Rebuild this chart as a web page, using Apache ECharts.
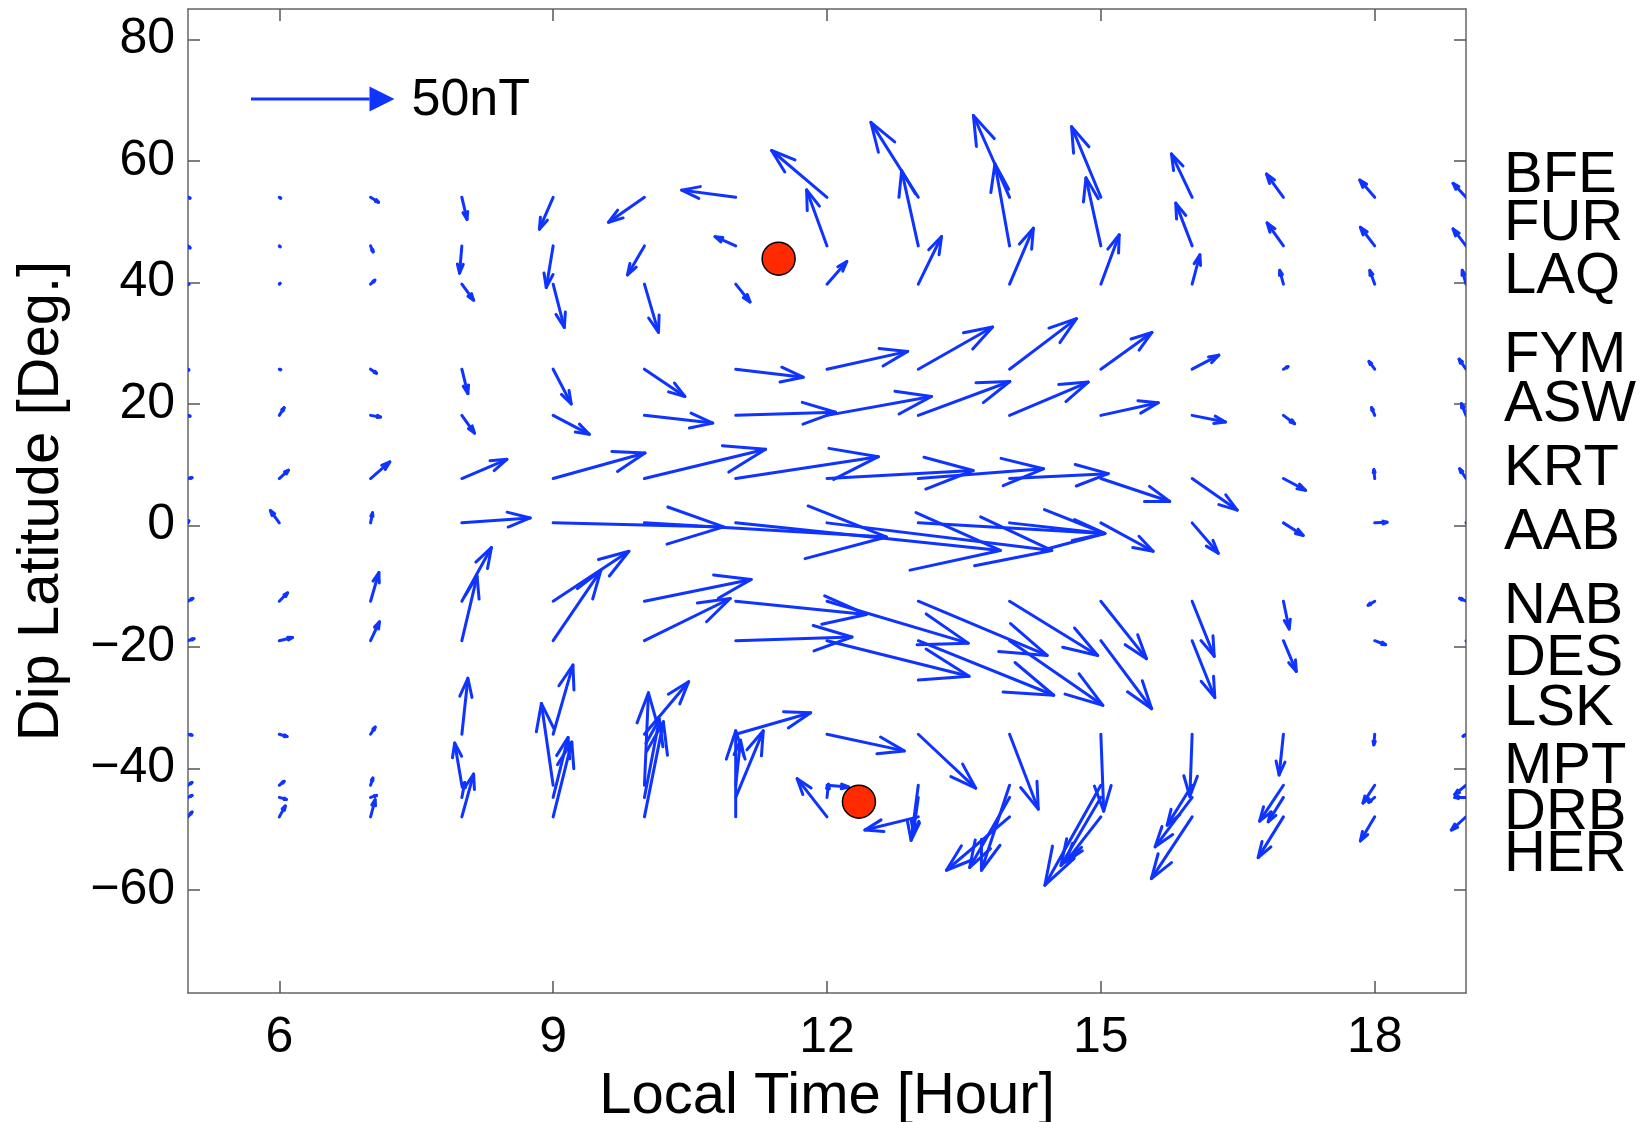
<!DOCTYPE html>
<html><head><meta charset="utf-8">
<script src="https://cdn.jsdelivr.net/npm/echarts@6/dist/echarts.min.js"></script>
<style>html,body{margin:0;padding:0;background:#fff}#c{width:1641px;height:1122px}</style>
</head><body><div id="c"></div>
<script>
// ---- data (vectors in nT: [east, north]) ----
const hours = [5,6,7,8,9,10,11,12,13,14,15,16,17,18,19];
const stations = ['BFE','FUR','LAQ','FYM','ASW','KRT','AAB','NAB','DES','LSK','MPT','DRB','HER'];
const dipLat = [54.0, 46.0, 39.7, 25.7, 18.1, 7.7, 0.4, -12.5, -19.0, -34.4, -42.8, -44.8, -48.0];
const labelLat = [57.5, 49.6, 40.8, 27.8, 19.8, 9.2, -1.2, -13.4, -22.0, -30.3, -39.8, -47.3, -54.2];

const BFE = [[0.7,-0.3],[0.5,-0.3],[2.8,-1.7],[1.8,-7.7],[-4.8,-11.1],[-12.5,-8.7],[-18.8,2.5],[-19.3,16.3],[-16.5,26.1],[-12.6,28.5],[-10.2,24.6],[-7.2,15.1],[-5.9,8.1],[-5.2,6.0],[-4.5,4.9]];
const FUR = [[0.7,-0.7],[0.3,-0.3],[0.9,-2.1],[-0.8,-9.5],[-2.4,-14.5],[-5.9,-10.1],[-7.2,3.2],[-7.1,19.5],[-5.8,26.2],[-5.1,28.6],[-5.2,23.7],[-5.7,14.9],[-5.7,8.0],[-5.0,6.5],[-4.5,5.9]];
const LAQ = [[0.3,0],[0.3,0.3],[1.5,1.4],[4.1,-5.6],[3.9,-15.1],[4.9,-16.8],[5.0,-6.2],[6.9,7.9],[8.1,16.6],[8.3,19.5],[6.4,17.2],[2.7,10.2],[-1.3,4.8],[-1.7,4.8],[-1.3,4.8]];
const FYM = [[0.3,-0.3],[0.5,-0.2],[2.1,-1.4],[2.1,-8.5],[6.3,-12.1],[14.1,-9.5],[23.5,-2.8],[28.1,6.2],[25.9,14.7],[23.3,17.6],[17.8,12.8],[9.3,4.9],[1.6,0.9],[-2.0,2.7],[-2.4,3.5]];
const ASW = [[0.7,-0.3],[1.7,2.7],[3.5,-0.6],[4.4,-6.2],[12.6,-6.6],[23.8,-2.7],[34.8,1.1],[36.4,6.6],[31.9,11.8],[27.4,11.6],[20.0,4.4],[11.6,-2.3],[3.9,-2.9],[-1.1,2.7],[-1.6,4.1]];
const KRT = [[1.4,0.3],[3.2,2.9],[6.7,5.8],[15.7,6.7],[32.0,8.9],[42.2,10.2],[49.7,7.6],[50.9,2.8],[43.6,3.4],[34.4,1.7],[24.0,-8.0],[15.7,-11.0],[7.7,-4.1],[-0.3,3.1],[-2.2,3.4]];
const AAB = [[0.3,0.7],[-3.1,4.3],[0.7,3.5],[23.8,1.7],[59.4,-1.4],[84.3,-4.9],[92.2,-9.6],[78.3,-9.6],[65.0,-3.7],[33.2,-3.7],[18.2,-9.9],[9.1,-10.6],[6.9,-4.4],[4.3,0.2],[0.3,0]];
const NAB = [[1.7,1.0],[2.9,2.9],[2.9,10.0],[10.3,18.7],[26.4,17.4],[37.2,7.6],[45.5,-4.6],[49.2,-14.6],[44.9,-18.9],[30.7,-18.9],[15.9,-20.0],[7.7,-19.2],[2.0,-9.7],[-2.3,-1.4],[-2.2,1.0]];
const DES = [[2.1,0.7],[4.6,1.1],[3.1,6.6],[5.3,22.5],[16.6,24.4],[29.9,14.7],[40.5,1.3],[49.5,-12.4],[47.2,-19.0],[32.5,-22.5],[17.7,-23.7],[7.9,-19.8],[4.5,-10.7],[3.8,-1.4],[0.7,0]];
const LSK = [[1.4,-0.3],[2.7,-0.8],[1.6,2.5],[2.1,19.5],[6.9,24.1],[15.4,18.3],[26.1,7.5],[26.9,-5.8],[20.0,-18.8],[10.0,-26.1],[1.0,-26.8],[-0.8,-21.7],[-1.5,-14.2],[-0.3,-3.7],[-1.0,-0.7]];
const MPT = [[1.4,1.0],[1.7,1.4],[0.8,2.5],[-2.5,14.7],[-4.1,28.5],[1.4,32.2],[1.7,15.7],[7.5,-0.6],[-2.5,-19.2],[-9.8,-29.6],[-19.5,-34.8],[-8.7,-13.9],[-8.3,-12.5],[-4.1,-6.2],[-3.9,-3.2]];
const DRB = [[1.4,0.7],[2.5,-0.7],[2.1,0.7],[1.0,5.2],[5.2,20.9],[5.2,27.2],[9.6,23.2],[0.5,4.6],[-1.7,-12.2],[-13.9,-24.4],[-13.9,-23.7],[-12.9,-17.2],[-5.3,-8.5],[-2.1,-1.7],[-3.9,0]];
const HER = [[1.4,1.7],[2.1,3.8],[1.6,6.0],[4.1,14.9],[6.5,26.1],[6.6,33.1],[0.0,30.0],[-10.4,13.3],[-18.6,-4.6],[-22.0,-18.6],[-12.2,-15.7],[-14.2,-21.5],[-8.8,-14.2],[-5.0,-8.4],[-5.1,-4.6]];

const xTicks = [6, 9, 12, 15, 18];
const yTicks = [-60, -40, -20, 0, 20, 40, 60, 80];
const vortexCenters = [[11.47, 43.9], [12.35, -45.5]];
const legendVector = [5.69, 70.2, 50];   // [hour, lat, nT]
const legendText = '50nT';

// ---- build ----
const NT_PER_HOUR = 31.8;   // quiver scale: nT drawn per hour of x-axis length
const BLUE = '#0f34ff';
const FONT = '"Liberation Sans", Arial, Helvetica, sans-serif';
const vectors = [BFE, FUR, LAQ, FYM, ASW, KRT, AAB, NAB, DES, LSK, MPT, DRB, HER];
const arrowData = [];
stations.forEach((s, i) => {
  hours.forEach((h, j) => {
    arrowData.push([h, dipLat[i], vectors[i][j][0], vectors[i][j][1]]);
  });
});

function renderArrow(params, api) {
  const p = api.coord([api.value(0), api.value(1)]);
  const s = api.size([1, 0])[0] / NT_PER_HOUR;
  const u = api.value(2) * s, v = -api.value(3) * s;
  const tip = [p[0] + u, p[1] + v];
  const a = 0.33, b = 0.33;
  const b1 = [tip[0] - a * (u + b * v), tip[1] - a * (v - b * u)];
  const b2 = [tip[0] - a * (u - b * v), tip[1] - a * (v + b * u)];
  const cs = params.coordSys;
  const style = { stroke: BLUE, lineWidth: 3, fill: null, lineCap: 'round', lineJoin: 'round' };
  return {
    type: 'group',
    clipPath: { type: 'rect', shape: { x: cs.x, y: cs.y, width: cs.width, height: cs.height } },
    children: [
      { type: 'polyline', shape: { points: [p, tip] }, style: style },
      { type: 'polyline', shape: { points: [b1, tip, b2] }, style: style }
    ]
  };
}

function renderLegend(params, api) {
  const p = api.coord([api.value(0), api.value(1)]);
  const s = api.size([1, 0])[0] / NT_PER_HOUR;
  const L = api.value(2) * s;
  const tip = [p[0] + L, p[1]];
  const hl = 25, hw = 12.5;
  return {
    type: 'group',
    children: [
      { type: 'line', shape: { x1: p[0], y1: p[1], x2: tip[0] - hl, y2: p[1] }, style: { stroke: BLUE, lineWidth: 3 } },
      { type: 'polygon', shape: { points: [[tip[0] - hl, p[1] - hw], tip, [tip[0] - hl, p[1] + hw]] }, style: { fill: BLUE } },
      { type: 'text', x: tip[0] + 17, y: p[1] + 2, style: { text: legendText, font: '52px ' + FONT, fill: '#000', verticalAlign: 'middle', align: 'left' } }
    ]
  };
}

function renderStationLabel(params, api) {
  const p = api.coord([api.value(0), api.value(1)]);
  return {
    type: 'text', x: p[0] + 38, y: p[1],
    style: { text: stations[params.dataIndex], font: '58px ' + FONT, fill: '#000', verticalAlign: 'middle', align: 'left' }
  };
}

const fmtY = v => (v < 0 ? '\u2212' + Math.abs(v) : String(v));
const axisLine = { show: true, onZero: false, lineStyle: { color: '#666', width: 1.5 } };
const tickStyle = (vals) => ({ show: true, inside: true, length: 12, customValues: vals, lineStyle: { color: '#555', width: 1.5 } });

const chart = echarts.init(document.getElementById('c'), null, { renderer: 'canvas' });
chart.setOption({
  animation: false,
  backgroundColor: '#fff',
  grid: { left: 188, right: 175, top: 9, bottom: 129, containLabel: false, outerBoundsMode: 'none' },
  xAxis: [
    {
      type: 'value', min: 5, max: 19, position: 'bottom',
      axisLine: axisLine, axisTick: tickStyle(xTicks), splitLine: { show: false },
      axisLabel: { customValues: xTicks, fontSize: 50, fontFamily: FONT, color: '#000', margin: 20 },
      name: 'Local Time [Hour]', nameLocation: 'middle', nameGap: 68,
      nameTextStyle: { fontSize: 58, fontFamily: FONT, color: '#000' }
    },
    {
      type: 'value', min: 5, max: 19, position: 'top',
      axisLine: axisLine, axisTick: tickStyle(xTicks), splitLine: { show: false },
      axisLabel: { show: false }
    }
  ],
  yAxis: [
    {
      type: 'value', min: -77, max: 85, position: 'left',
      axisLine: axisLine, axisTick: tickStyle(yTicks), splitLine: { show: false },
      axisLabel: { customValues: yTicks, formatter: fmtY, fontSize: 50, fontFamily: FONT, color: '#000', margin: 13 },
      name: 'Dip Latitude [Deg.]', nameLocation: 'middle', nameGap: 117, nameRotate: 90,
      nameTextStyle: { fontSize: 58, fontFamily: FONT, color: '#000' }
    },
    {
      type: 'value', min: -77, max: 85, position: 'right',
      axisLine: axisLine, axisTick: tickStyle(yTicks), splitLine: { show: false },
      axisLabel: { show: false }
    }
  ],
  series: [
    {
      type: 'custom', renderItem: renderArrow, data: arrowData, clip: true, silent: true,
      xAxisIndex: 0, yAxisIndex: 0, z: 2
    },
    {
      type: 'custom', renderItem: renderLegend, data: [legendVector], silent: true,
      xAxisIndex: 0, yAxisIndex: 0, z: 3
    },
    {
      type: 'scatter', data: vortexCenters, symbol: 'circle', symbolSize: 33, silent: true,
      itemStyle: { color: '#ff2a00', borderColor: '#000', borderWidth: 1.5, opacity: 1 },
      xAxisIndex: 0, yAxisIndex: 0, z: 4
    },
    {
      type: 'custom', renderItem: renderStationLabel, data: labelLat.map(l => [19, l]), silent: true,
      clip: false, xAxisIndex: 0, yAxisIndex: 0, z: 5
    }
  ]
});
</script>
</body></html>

════════

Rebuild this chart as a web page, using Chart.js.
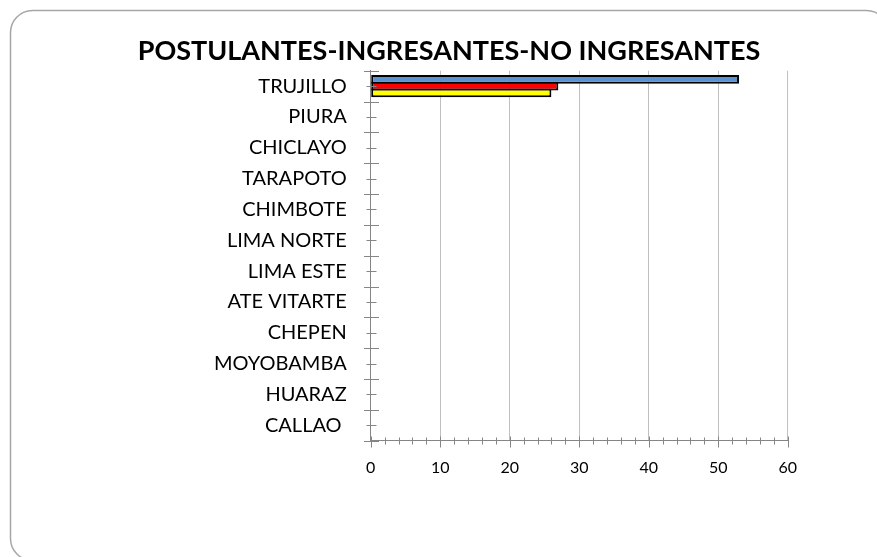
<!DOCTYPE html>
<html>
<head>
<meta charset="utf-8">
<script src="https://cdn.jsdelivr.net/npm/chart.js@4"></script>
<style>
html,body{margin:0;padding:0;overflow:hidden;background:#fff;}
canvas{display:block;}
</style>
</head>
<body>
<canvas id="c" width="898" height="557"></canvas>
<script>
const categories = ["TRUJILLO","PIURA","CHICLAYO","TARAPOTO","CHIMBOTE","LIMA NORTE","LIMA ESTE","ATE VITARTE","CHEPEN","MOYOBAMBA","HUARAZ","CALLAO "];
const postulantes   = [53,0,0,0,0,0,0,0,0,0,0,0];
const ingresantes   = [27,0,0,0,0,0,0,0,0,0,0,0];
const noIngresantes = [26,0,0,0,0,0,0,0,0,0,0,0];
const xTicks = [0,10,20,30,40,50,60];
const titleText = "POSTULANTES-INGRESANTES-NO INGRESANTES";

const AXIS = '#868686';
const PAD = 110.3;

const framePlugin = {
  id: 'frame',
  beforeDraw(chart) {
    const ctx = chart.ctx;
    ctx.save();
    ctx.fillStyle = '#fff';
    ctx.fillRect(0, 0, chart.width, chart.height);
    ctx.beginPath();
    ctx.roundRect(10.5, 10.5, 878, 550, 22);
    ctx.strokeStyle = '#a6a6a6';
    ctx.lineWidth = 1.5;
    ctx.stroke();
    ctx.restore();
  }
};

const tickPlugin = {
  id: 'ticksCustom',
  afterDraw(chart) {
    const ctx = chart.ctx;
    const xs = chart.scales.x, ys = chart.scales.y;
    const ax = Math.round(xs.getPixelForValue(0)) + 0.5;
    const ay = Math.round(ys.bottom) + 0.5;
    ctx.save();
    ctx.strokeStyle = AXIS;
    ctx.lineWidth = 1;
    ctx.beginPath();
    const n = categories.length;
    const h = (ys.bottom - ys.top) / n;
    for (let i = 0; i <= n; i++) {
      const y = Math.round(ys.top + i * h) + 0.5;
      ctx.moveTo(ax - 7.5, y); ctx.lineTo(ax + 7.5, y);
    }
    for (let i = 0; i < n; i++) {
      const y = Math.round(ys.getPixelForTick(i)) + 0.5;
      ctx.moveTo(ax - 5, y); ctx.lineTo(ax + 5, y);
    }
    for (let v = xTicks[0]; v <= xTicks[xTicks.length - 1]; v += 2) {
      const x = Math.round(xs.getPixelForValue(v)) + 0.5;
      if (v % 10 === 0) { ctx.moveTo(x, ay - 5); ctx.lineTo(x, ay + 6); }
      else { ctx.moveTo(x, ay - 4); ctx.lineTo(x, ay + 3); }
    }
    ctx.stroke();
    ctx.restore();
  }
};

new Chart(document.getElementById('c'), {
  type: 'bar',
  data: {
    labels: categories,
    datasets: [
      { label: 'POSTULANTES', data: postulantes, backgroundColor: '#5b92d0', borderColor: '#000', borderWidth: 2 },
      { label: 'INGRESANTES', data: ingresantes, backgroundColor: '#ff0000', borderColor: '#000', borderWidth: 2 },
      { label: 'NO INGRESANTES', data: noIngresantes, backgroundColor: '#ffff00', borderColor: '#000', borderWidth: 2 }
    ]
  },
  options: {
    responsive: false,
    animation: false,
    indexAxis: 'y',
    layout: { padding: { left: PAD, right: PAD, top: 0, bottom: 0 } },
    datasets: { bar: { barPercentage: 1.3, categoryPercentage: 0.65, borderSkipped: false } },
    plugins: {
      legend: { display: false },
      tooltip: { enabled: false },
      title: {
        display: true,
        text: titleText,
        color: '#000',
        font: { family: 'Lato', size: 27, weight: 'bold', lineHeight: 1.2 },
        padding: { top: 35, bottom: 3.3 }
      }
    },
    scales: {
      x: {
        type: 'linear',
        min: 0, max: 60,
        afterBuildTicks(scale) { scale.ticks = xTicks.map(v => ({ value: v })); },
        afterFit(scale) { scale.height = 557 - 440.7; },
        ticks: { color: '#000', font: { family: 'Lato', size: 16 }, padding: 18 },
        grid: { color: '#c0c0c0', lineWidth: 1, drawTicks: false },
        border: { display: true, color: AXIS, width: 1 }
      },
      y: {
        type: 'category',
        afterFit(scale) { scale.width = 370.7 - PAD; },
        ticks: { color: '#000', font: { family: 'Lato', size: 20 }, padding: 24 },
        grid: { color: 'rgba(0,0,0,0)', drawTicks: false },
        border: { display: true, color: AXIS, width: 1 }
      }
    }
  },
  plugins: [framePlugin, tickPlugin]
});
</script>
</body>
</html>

════════

» **Directive**: Within the listing above, extract exactly the lines that run from the one containing "Rebuild this chart as a web page, using Apache" through the one containing "-39.8, -47.3, -54.2];", excluding any pictures.

» **Solution to this task**:
Rebuild this chart as a web page, using Apache ECharts.
<!DOCTYPE html>
<html><head><meta charset="utf-8">
<script src="https://cdn.jsdelivr.net/npm/echarts@6/dist/echarts.min.js"></script>
<style>html,body{margin:0;padding:0;background:#fff}#c{width:1641px;height:1122px}</style>
</head><body><div id="c"></div>
<script>
// ---- data (vectors in nT: [east, north]) ----
const hours = [5,6,7,8,9,10,11,12,13,14,15,16,17,18,19];
const stations = ['BFE','FUR','LAQ','FYM','ASW','KRT','AAB','NAB','DES','LSK','MPT','DRB','HER'];
const dipLat = [54.0, 46.0, 39.7, 25.7, 18.1, 7.7, 0.4, -12.5, -19.0, -34.4, -42.8, -44.8, -48.0];
const labelLat = [57.5, 49.6, 40.8, 27.8, 19.8, 9.2, -1.2, -13.4, -22.0, -30.3, -39.8, -47.3, -54.2];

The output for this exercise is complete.